The tree plantation drive is a major initiative to overcome effects of the climate change.
He said the climate change would also affect Pakistan because it had been ranked one of the 10 countries to be affected.
SDPI Executive Director Dr Abid Qaiyum Suleri said sustainable development goals could be achieved through peace and integration and that was the only way to achieve development agenda in the region.
He said South Asian women parliamentarians could play a major role in bringing about a change in the political mindset.
Chairperson of National Commission on Status of Women Ms Khawar Mumtaz said in South Asia the pace of women empowerment was slow and ineffective. She called upon women not to be seen as victims at the time of a crisis but as actors and workers.
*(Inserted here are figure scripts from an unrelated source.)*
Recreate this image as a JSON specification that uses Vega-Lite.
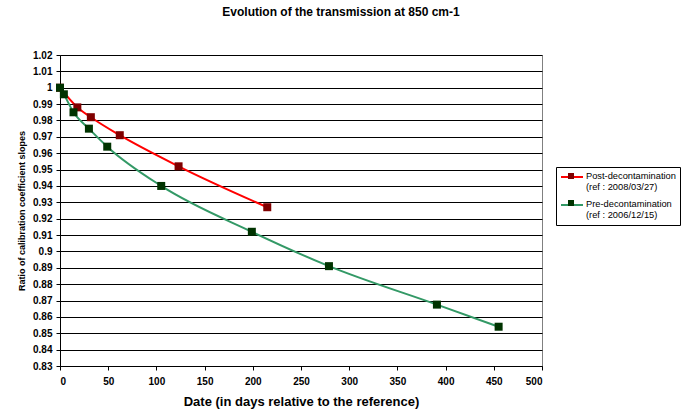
{
  "$schema": "https://vega.github.io/schema/vega-lite/v6.json",
  "width": 482,
  "height": 311,
  "autosize": "none",
  "padding": {"left": 60, "top": 55, "right": 140, "bottom": 46},
  "background": "white",
  "title": {
    "text": "Evolution of the transmission at 850 cm-1",
    "font": "Liberation Sans",
    "fontSize": 12,
    "fontWeight": "bold",
    "color": "black",
    "anchor": "middle",
    "dx": 40,
    "offset": 31
  },
  "config": {
    "view": {"stroke": "#808080", "strokeWidth": 1},
    "font": "Liberation Sans"
  },
  "data": {
    "values": [
      {"series": "Post-decontamination|(ref : 2008/03/27)", "day": 0, "ratio": 1.0},
      {"series": "Post-decontamination|(ref : 2008/03/27)", "day": 18, "ratio": 0.988},
      {"series": "Post-decontamination|(ref : 2008/03/27)", "day": 32, "ratio": 0.982},
      {"series": "Post-decontamination|(ref : 2008/03/27)", "day": 62, "ratio": 0.971},
      {"series": "Post-decontamination|(ref : 2008/03/27)", "day": 123, "ratio": 0.952},
      {"series": "Post-decontamination|(ref : 2008/03/27)", "day": 215, "ratio": 0.927},
      {"series": "Pre-decontamination|(ref : 2006/12/15)", "day": 0, "ratio": 1.0},
      {"series": "Pre-decontamination|(ref : 2006/12/15)", "day": 4, "ratio": 0.996},
      {"series": "Pre-decontamination|(ref : 2006/12/15)", "day": 14, "ratio": 0.985},
      {"series": "Pre-decontamination|(ref : 2006/12/15)", "day": 30, "ratio": 0.975},
      {"series": "Pre-decontamination|(ref : 2006/12/15)", "day": 49, "ratio": 0.964},
      {"series": "Pre-decontamination|(ref : 2006/12/15)", "day": 105, "ratio": 0.94},
      {"series": "Pre-decontamination|(ref : 2006/12/15)", "day": 199, "ratio": 0.912},
      {"series": "Pre-decontamination|(ref : 2006/12/15)", "day": 279, "ratio": 0.891},
      {"series": "Pre-decontamination|(ref : 2006/12/15)", "day": 391, "ratio": 0.8675},
      {"series": "Pre-decontamination|(ref : 2006/12/15)", "day": 455, "ratio": 0.854}
    ]
  },
  "encoding": {
    "x": {
      "field": "day", "type": "quantitative",
      "scale": {"domain": [0, 500], "nice": false},
      "axis": {
        "title": "Date (in days relative to the reference)",
        "titleFont": "Liberation Sans", "titleFontSize": 13, "titleFontWeight": "bold", "titleColor": "black",
        "titlePadding": 9,
        "values": [0, 50, 100, 150, 200, 250, 300, 350, 400, 450, 500],
        "grid": false,
        "labelFont": "Liberation Sans", "labelFontSize": 10, "labelFontWeight": "bold", "labelColor": "black",
        "labelPadding": 6,
        "domainColor": "black", "tickColor": "black", "tickSize": 4
      }
    },
    "y": {
      "field": "ratio", "type": "quantitative",
      "scale": {"domain": [0.83, 1.02], "nice": false, "zero": false},
      "axis": {
        "title": "Ratio of calibration coefficient slopes",
        "titleFont": "Liberation Sans", "titleFontSize": 9, "titleFontWeight": "bold", "titleColor": "black",
        "titlePadding": 6,
        "values": [0.83, 0.84, 0.85, 0.86, 0.87, 0.88, 0.89, 0.9, 0.91, 0.92, 0.93, 0.94, 0.95, 0.96, 0.97, 0.98, 0.99, 1, 1.01, 1.02],
        "format": "~g",
        "grid": true, "gridColor": "black", "gridOpacity": 1, "gridWidth": 1,
        "labelFont": "Liberation Sans", "labelFontSize": 10, "labelFontWeight": "bold", "labelColor": "black",
        "labelPadding": 4,
        "domainColor": "black", "tickColor": "black", "tickSize": 4
      }
    }
  },
  "layer": [
    {
      "mark": {"type": "line", "interpolate": "monotone", "strokeWidth": 2},
      "encoding": {
        "stroke": {
          "field": "series", "type": "nominal",
          "scale": {"domain": ["Post-decontamination|(ref : 2008/03/27)", "Pre-decontamination|(ref : 2006/12/15)"], "range": ["#FF0000", "#339966"]},
          "legend": {
            "title": null,
            "orient": "none",
            "legendX": 496,
            "legendY": 112,
            "zindex": 1,
            "strokeColor": "black",
            "fillColor": "white",
            "padding": 4,
            "labelExpr": "split(datum.label, '|')",
            "labelFont": "Liberation Sans",
            "labelFontSize": 9.3,
            "labelColor": "black",
            "labelLimit": 200,
            "labelBaseline": "top",
            "symbolType": "M-1,0H3.4",
            "symbolSize": 100,
            "symbolStrokeWidth": 2,
            "rowPadding": 6,
            "labelOffset": 14,
            "encode": {"labels": {"update": {"dy": {"value": -5}}}}
          }
        }
      }
    },
    {
      "mark": {"type": "point", "shape": "square", "filled": true, "size": 64, "opacity": 1},
      "encoding": {
        "fill": {
          "field": "series", "type": "nominal",
          "scale": {"domain": ["Pre-decontamination|(ref : 2006/12/15)", "Post-decontamination|(ref : 2008/03/27)"], "range": ["#003300", "#800000"]},
          "legend": {
            "title": null,
            "orient": "none",
            "legendX": 496,
            "legendY": 112,
            "zindex": 2,
            "values": ["Post-decontamination|(ref : 2008/03/27)", "Pre-decontamination|(ref : 2006/12/15)"],
            "padding": 4,
            "labelExpr": "[' ', ' ']",
            "labelFont": "Liberation Sans",
            "labelFontSize": 9.3,
            "labelColor": "black",
            "labelLimit": 200,
            "labelBaseline": "top",
            "symbolType": "M0.6,-0.6H1.8V0.6H0.6Z",
            "symbolSize": 100,
            "symbolStrokeWidth": 0,
            "symbolOpacity": 1,
            "rowPadding": 6,
            "labelOffset": 14,
            "encode": {"labels": {"update": {"dy": {"value": -5}}}}
          }
        }
      }
    }
  ]
}
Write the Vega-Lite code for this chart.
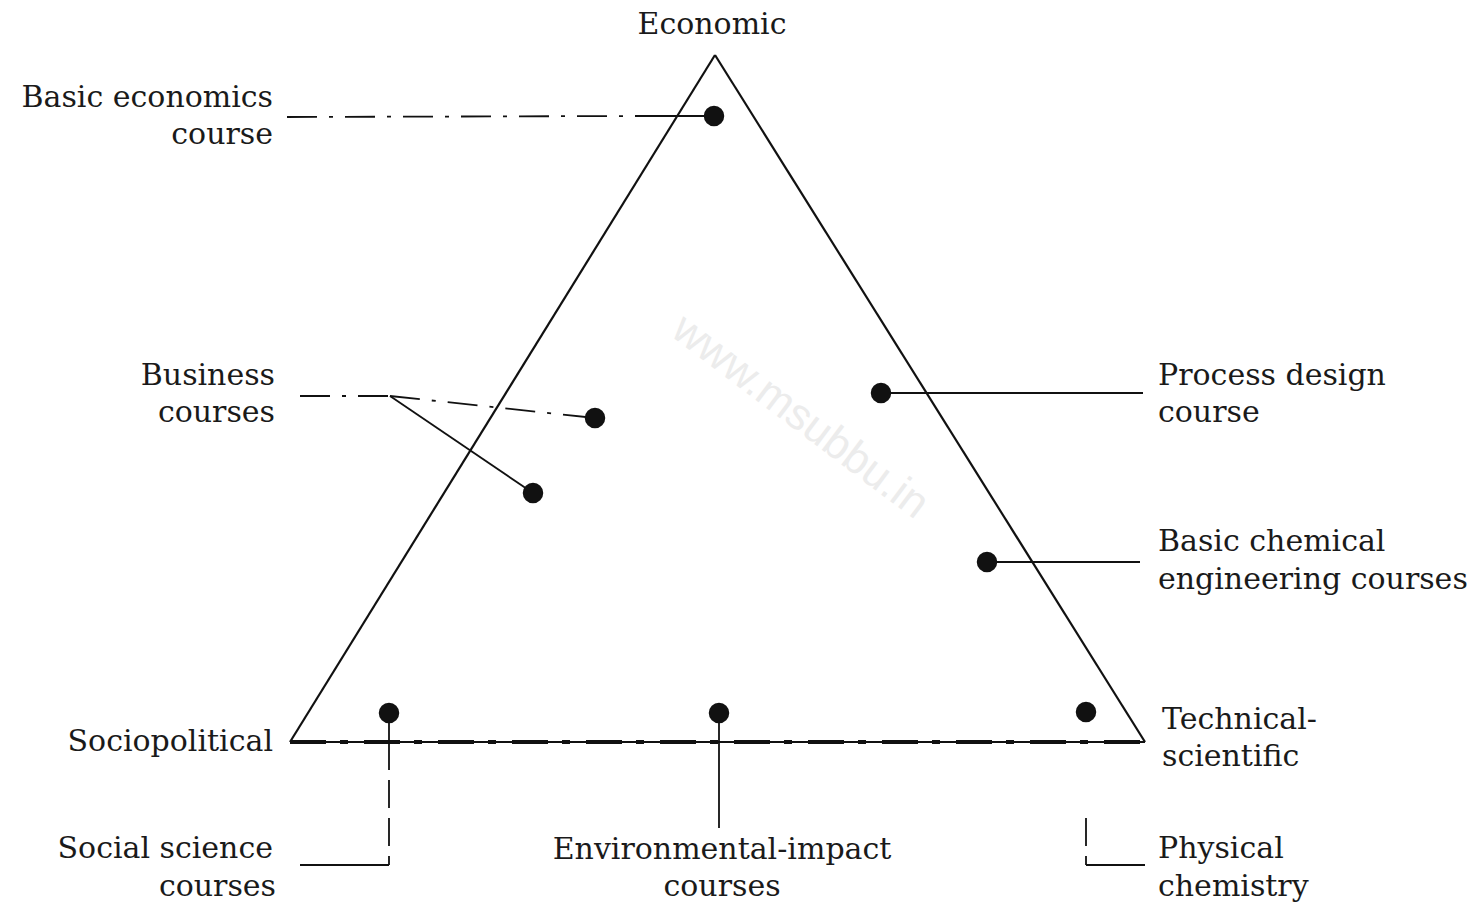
{
  "$schema": "https://vega.github.io/schema/vega-lite/v6.json",
  "width": 1472,
  "height": 903,
  "autosize": {"type": "fit", "contains": "padding"},
  "padding": 0,
  "background": "white",
  "config": {"view": {"stroke": null}},
  "datasets": {
    "triangle": [
      {"x": 715, "y": 55, "x2": 290, "y2": 742},
      {"x": 715, "y": 55, "x2": 1145, "y2": 742}
    ],
    "base": [
      {"x": 290, "y": 742, "x2": 1145, "y2": 742}
    ],
    "solidLeaders": [
      {"x": 640, "y": 116, "x2": 714, "y2": 116},
      {"x": 390, "y": 396, "x2": 533, "y2": 493},
      {"x": 881, "y": 393, "x2": 1143, "y2": 393},
      {"x": 987, "y": 562, "x2": 1140, "y2": 562},
      {"x": 389, "y": 865, "x2": 300, "y2": 865},
      {"x": 719, "y": 713, "x2": 719, "y2": 828},
      {"x": 389, "y": 713, "x2": 389, "y2": 742},
      {"x": 1086, "y": 865, "x2": 1145, "y2": 865}
    ],
    "dashedLeaders": [
      {"x": 287, "y": 117, "x2": 640, "y2": 116},
      {"x": 300, "y": 396, "x2": 390, "y2": 396},
      {"x": 390, "y": 396, "x2": 595, "y2": 418}
    ],
    "longDashed": [
      {"x": 389, "y": 742, "x2": 389, "y2": 865},
      {"x": 1086, "y": 818, "x2": 1086, "y2": 865}
    ],
    "dots": [
      {"x": 714, "y": 116},
      {"x": 595, "y": 418},
      {"x": 533, "y": 493},
      {"x": 881, "y": 393},
      {"x": 987, "y": 562},
      {"x": 389, "y": 713},
      {"x": 719, "y": 713},
      {"x": 1086, "y": 712}
    ],
    "labelsRight": [
      {"x": 273, "y": 98, "t": "Basic economics"},
      {"x": 273, "y": 135, "t": "course"},
      {"x": 275, "y": 376, "t": "Business"},
      {"x": 275, "y": 413, "t": "courses"},
      {"x": 273, "y": 742, "t": "Sociopolitical"},
      {"x": 273, "y": 849, "t": "Social science"},
      {"x": 276, "y": 887, "t": "courses"}
    ],
    "labelsLeft": [
      {"x": 1158, "y": 376, "t": "Process design"},
      {"x": 1158, "y": 413, "t": "course"},
      {"x": 1158, "y": 542, "t": "Basic chemical"},
      {"x": 1158, "y": 580, "t": "engineering courses"},
      {"x": 1162, "y": 720, "t": "Technical-"},
      {"x": 1162, "y": 757, "t": "scientific"},
      {"x": 1158, "y": 849, "t": "Physical"},
      {"x": 1158, "y": 887, "t": "chemistry"}
    ],
    "labelsCenter": [
      {"x": 712, "y": 25, "t": "Economic"},
      {"x": 722, "y": 850, "t": "Environmental-impact"},
      {"x": 722, "y": 887, "t": "courses"}
    ],
    "watermark": [
      {"x": 800, "y": 417, "t": "www.msubbu.in"}
    ]
  },
  "layer": [
    {
      "data": {"name": "watermark"},
      "mark": {"type": "text", "font": "Liberation Sans", "fontSize": 44, "angle": 37, "color": "#ececec", "align": "center", "baseline": "middle"},
      "encoding": {
        "x": {"field": "x", "type": "quantitative", "scale": {"domain": [0, 1472], "nice": false, "zero": false}, "axis": null},
        "y": {"field": "y", "type": "quantitative", "scale": {"domain": [0, 903], "nice": false, "zero": false, "reverse": true}, "axis": null},
        "text": {"field": "t"}
      }
    },
    {
      "data": {"name": "triangle"},
      "mark": {"type": "rule", "color": "#111", "strokeWidth": 2.2},
      "encoding": {
        "x": {"field": "x", "type": "quantitative"},
        "y": {"field": "y", "type": "quantitative"},
        "x2": {"field": "x2"},
        "y2": {"field": "y2"}
      }
    },
    {
      "data": {"name": "base"},
      "mark": {"type": "rule", "color": "#111", "strokeWidth": 2},
      "encoding": {
        "x": {"field": "x", "type": "quantitative"},
        "y": {"field": "y", "type": "quantitative"},
        "x2": {"field": "x2"},
        "y2": {"field": "y2"}
      }
    },
    {
      "data": {"name": "base"},
      "mark": {"type": "rule", "color": "#111", "strokeWidth": 4, "strokeDash": [36, 14, 8, 16]},
      "encoding": {
        "x": {"field": "x", "type": "quantitative"},
        "y": {"field": "y", "type": "quantitative"},
        "x2": {"field": "x2"},
        "y2": {"field": "y2"}
      }
    },
    {
      "data": {"name": "solidLeaders"},
      "mark": {"type": "rule", "color": "#111", "strokeWidth": 1.8},
      "encoding": {
        "x": {"field": "x", "type": "quantitative"},
        "y": {"field": "y", "type": "quantitative"},
        "x2": {"field": "x2"},
        "y2": {"field": "y2"}
      }
    },
    {
      "data": {"name": "dashedLeaders"},
      "mark": {"type": "rule", "color": "#111", "strokeWidth": 1.8, "strokeDash": [30, 12, 4, 12]},
      "encoding": {
        "x": {"field": "x", "type": "quantitative"},
        "y": {"field": "y", "type": "quantitative"},
        "x2": {"field": "x2"},
        "y2": {"field": "y2"}
      }
    },
    {
      "data": {"name": "longDashed"},
      "mark": {"type": "rule", "color": "#111", "strokeWidth": 1.8, "strokeDash": [28, 10]},
      "encoding": {
        "x": {"field": "x", "type": "quantitative"},
        "y": {"field": "y", "type": "quantitative"},
        "x2": {"field": "x2"},
        "y2": {"field": "y2"}
      }
    },
    {
      "data": {"name": "dots"},
      "mark": {"type": "point", "filled": true, "color": "#111", "opacity": 1, "size": 420},
      "encoding": {
        "x": {"field": "x", "type": "quantitative"},
        "y": {"field": "y", "type": "quantitative"}
      }
    },
    {
      "data": {"name": "labelsRight"},
      "mark": {"type": "text", "font": "DejaVu Serif", "fontSize": 30, "color": "#1a1a1a", "align": "right", "baseline": "middle"},
      "encoding": {
        "x": {"field": "x", "type": "quantitative"},
        "y": {"field": "y", "type": "quantitative"},
        "text": {"field": "t"}
      }
    },
    {
      "data": {"name": "labelsLeft"},
      "mark": {"type": "text", "font": "DejaVu Serif", "fontSize": 30, "color": "#1a1a1a", "align": "left", "baseline": "middle"},
      "encoding": {
        "x": {"field": "x", "type": "quantitative"},
        "y": {"field": "y", "type": "quantitative"},
        "text": {"field": "t"}
      }
    },
    {
      "data": {"name": "labelsCenter"},
      "mark": {"type": "text", "font": "DejaVu Serif", "fontSize": 30, "color": "#1a1a1a", "align": "center", "baseline": "middle"},
      "encoding": {
        "x": {"field": "x", "type": "quantitative"},
        "y": {"field": "y", "type": "quantitative"},
        "text": {"field": "t"}
      }
    }
  ]
}
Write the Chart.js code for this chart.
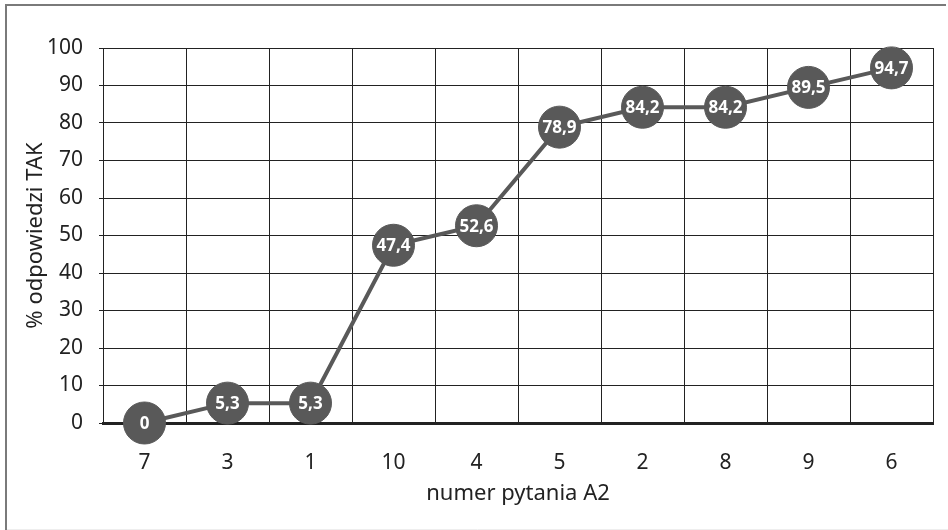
<!DOCTYPE html>
<html lang="pl">
<head>
    <meta charset="UTF-8">
    <title>numer pytania A2</title>
    <script src="https://cdn.jsdelivr.net/npm/chart.js"></script>
    <style>
        body {
            margin: 0;
            padding: 0;
            background: #ffffff;
            overflow: hidden;
        }
        .chart-container {
            width: 948px;
            height: 530px;
        }
    </style>
</head>
<body>
    <div class="chart-container">
        <canvas id="myChart"></canvas>
    </div>
    <script>
        const questions = ['7', '3', '1', '10', '4', '5', '2', '8', '9', '6'];
        const yesPercent = [0, 5.3, 5.3, 47.4, 52.6, 78.9, 84.2, 84.2, 89.5, 94.7];
        const yTicks = [0, 10, 20, 30, 40, 50, 60, 70, 80, 90, 100];

        const fontFamily = "'Noto Sans', 'DejaVu Sans', sans-serif";
        const markColor = '#595959';

        // outer frame (left + top lines, like the source image)
        const framePlugin = {
            id: 'frame',
            beforeDraw(chart) {
                const ctx = chart.ctx;
                ctx.save();
                ctx.strokeStyle = '#7a7a7a';
                ctx.lineWidth = 2;
                ctx.beginPath();
                ctx.moveTo(6, 530);
                ctx.lineTo(6, 5);
                ctx.lineTo(946, 5);
                ctx.stroke();
                ctx.strokeStyle = '#eeeeee';
                ctx.lineWidth = 1;
                ctx.beginPath();
                ctx.moveTo(7, 529.5);
                ctx.lineTo(948, 529.5);
                ctx.stroke();
                ctx.restore();
            }
        };

        // white value labels inside the markers
        const valueLabels = {
            id: 'valueLabels',
            afterDatasetsDraw(chart) {
                const ctx = chart.ctx;
                const meta = chart.getDatasetMeta(0);
                ctx.save();
                ctx.fillStyle = '#ffffff';
                ctx.font = "bold 17px " + fontFamily;
                ctx.textAlign = 'center';
                ctx.textBaseline = 'middle';
                meta.data.forEach((pt, i) => {
                    const txt = String(yesPercent[i]).replace('.', ',');
                    ctx.fillText(txt, pt.x, pt.y + 1);
                });
                ctx.restore();
            }
        };

        const ctx = document.getElementById('myChart').getContext('2d');
        new Chart(ctx, {
            type: 'line',
            data: {
                labels: questions,
                datasets: [{
                    label: '% odpowiedzi TAK',
                    data: yesPercent,
                    borderColor: markColor,
                    backgroundColor: markColor,
                    borderWidth: 4,
                    pointRadius: 21,
                    pointHoverRadius: 21,
                    pointBackgroundColor: markColor,
                    pointBorderColor: markColor,
                    pointBorderWidth: 1,
                    tension: 0,
                    clip: false
                }]
            },
            options: {
                responsive: true,
                maintainAspectRatio: false,
                animation: false,
                layout: {
                    autoPadding: false,
                    padding: { left: 0, top: 48, right: 15, bottom: 0 }
                },
                plugins: {
                    legend: { display: false },
                    tooltip: { enabled: false }
                },
                scales: {
                    x: {
                        offset: true,
                        grid: {
                            offset: true,
                            color: '#222222',
                            lineWidth: 1,
                            drawTicks: false
                        },
                        border: { color: '#222222', width: 3 },
                        ticks: {
                            color: '#222222',
                            font: { family: fontFamily, size: 21 },
                            padding: 27
                        },
                        title: {
                            display: true,
                            text: 'numer pytania A2',
                            color: '#222222',
                            font: { family: fontFamily, size: 22 },
                            padding: { top: 0, bottom: 23 }
                        },
                        afterFit(scale) {
                            scale.height = 107;
                        }
                    },
                    y: {
                        min: 0,
                        max: 100,
                        afterBuildTicks(scale) {
                            scale.ticks = yTicks.map(v => ({ value: v }));
                        },
                        grid: {
                            color: '#222222',
                            lineWidth: 1,
                            tickLength: 4
                        },
                        border: { color: '#222222', width: 1 },
                        ticks: {
                            color: '#222222',
                            font: { family: fontFamily, size: 21 },
                            padding: 16
                        },
                        title: {
                            display: true,
                            text: '% odpowiedzi TAK',
                            color: '#222222',
                            font: { family: fontFamily, size: 22 },
                            padding: { top: 23, bottom: 0 }
                        },
                        afterFit(scale) {
                            scale.width = 103;
                        }
                    }
                }
            },
            plugins: [framePlugin, valueLabels]
        });
    </script>
</body>
</html>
Talking about the positive correlation of women’s emancipation with prosperity, she said laws were there but political elements held back women from their potential.
Ms Danielle Huot from Secure Livelihoods Research Consortium said there was a strong sentiment about decreased urban economy after the establishment of national unity government in Afghanistan. She said political precondition for growth could not be achieved without addressing predation, control of rent-seeking behaviour and sufficient public investment in public goods.
Senior Adviser of International Water Management Institute Khalid Mohtadullah said in Pakistan there was no approved water policy, and issues of climate change and water management urgently required the one.